I gave up. Squeak, squeak, squeak!
And I should add that the people I know at Google are all perfectly smart, so I don't want anybody to think I'm saying that the individual engineers who made this are dumb or bad. This seems like a giant organizational failure, where what gets built is deeply disconnected from user need and the lived user experience.
Normally when I get insight on a place where this happens, the priority is not actually delivering value, but making managers look good according to easily measured but harmful metrics, like, "Are we at competitive parity at a feature checklist level?" or "Did we launch by some made-up deadline so that a manager could claim success?"
If anybody at Google wants to send me their horror stories, please do email or DM me on Twitter. I'd love to know what the hell happened here, and I promise to keep things as confidential as you like.
Thanks for "the squeaking of clown shoes". I'll have to remember that.
And then run algorithms on these texts to classify the conversations into "potentially crime related discussions" classes.
https://www.theguardian.com/commentisfree/2013/may/04/teleph...
I agree with some of the comments regarding Google being a big co & having big co issues. But at the core of it, the team, the offering & attention to what matters is solid.
It's certainly going to open up a whole new realm of possibilities.
Interesting name change. It’s certainly more precise, but was “Speech API” really confusing people?
the focus on improving call center performance is where the money is. plenty more vendors will enter this market.
Then there are implementations of Baidu’s DeepSpeech (PaddlePaddle: https://github.com/PaddlePaddle/DeepSpeech, or Mozilla’s version).
They just throw stuff that would otherwise be useful to the world out there in the least user-friendly way possible. And then they make a big PR push for a while talking about how great the new thing is and then they forget about it and the project languishes.
I've worked with some great, highly autonomous teams. What makes them work well is a strong emotional and informational connection to users. They do lots of user testing, so they can get inside a user's head. They try things out themselves, using what they've learned from talking to those users. And they keep an eye on production usage, because they really care that what they make delivers value and gets used.

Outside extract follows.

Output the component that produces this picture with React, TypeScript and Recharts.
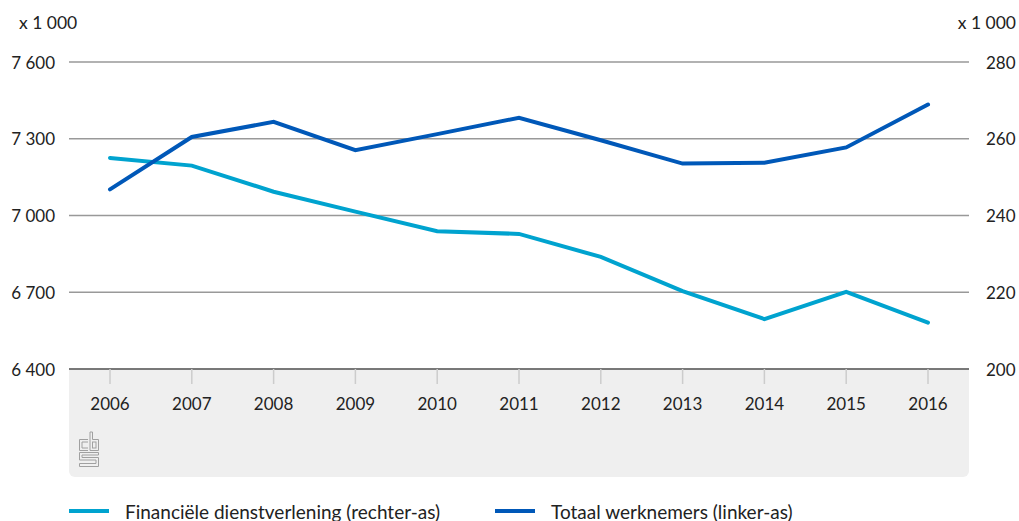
import React from 'react';
import { LineChart, Line, XAxis, YAxis, CartesianGrid } from 'recharts';

const years = ['2006', '2007', '2008', '2009', '2010', '2011', '2012', '2013', '2014', '2015', '2016'];
const totaalWerknemers = [7102, 7307, 7366, 7255, 7318, 7382, 7294, 7203, 7206, 7266, 7434];
const financieleDienstverlening = [255.0, 253.0, 246.2, 241.0, 235.9, 235.2, 229.2, 220.3, 213.0, 220.1, 212.1];

const leftTicks = [6400, 6700, 7000, 7300, 7600];
const leftTickLabels = ['6 400', '6 700', '7 000', '7 300', '7 600'];
const rightTicks = [200, 220, 240, 260, 280];
const rightTickLabels = ['200', '220', '240', '260', '280'];

const data = years.map((year, i) => ({
  year,
  totaal: totaalWerknemers[i],
  financieel: financieleDienstverlening[i],
}));

const LIGHT = '#00a3cf';
const DARK = '#0058b8';
const FONT = 'Lato, "Open Sans", sans-serif';

const LeftTick = (props: any) => {
  const i = leftTicks.indexOf(props.payload.value);
  return (
    <text x={55} y={props.y} textAnchor="end" dominantBaseline="central" fontSize={17} fill="#222" fontFamily={FONT}>
      {leftTickLabels[i]}
    </text>
  );
};

const RightTick = (props: any) => {
  const i = rightTicks.indexOf(props.payload.value);
  return (
    <text x={986} y={props.y} textAnchor="start" dominantBaseline="central" fontSize={17} fill="#222" fontFamily={FONT}>
      {rightTickLabels[i]}
    </text>
  );
};

const YearTick = (props: any) => (
  <text x={props.x} y={props.y} dy={17} textAnchor="middle" dominantBaseline="central" fontSize={17} fill="#222" fontFamily={FONT}>
    {props.payload.value}
  </text>
);

// rough cbs mark, double-line style
const CbsLogo = () => (
  <svg width={22} height={37} viewBox="0 0 22 37" style={{ position: 'absolute', left: 78, top: 431 }}>
    <g fill="none" stroke="#a0a0a0" strokeWidth={1}>
      <path d="M10 8.5 H1.5 V19.5 H10" />
      <path d="M10 11 H4 V17 H10" />
      <path d="M12 1 V19.5 H20.5 V8.5 H14.5 V1 Z" />
      <rect x={14.5} y={11} width={3.5} height={6} />
      <path d="M20.5 21.5 H1.5 V29 H18 V32.5 H1.5 V35.5 H20.5 V26.5 H4 V24 H20.5 Z" />
    </g>
  </svg>
);

const LegendItem = ({ color, label, left }: { color: string; label: string; left: number }) => (
  <div style={{ position: 'absolute', left, top: 499, height: 24, display: 'flex', alignItems: 'center' }}>
    <div style={{ width: 40, height: 4, background: color }} />
    <span style={{ marginLeft: 16, fontSize: 19, color: '#222', fontFamily: FONT, whiteSpace: 'nowrap' }}>{label}</span>
  </div>
);

export default function App() {
  return (
    <div style={{ position: 'absolute', left: 0, top: 0, width: 1019, height: 521, overflow: 'hidden', background: '#fff' }}>
      <div
        style={{
          position: 'absolute',
          left: 69,
          top: 369,
          width: 900,
          height: 108,
          background: '#efefef',
          borderRadius: '0 0 6px 6px',
        }}
      />
      <CbsLogo />
      <div style={{ position: 'absolute', left: 19, top: 12, fontSize: 17.5, color: '#222', fontFamily: FONT }}>x 1 000</div>
      <div style={{ position: 'absolute', right: 3, top: 12, fontSize: 17.5, color: '#222', fontFamily: FONT }}>x 1 000</div>
      <div style={{ position: 'absolute', left: 0, top: 0 }}>
        <LineChart width={1019} height={521} data={data} margin={{ top: 62, right: 0, bottom: 112, left: 9 }}>
          <CartesianGrid yAxisId="left" vertical={false} stroke="#999" strokeWidth={1.5} />
          <XAxis
            dataKey="year"
            height={40}
            padding={{ left: 41, right: 41 }}
            axisLine={{ stroke: '#666', strokeWidth: 1.5 }}
            tickLine={{ stroke: '#ccc', strokeWidth: 1.5 }}
            tickSize={15}
            tick={<YearTick />}
            interval={0}
          />
          <YAxis
            yAxisId="left"
            width={60}
            domain={[6400, 7600]}
            ticks={leftTicks}
            axisLine={false}
            tickLine={false}
            tick={<LeftTick />}
          />
          <YAxis
            yAxisId="right"
            orientation="right"
            width={50}
            domain={[200, 280]}
            ticks={rightTicks}
            axisLine={false}
            tickLine={false}
            tick={<RightTick />}
          />
          <Line
            yAxisId="right"
            dataKey="financieel"
            stroke={LIGHT}
            strokeWidth={4}
            dot={false}
            strokeLinecap="round"
            isAnimationActive={false}
          />
          <Line
            yAxisId="left"
            dataKey="totaal"
            stroke={DARK}
            strokeWidth={4}
            dot={false}
            strokeLinecap="round"
            isAnimationActive={false}
          />
        </LineChart>
      </div>
      <LegendItem color={LIGHT} label="Financiële dienstverlening (rechter-as)" left={69} />
      <LegendItem color={DARK} label="Totaal werknemers (linker-as)" left={495} />
    </div>
  );
}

I took a ten minute audio segment from a two-person interview, and chopped it up in shorter segments to fit under the 60-second limit, with varying overlap durations to make sure that full sentences would be included on either side of the snip. I ran a battery of tests with segments of 20s, 30s, 40s, 50s and overlaps of 3s, 5s, and 10s. The output was essentially useless garbage, with wild differences in the transcription depending on segment lengths and overlap durations. In one configuration one sentence may be perfectly transcribed and the next was word salad, in another both sentences were useless salads, in another half of each sentence was right but words were missing, etc. No configuration ever yielded a useful output. Time and money spent: several hours, $$$.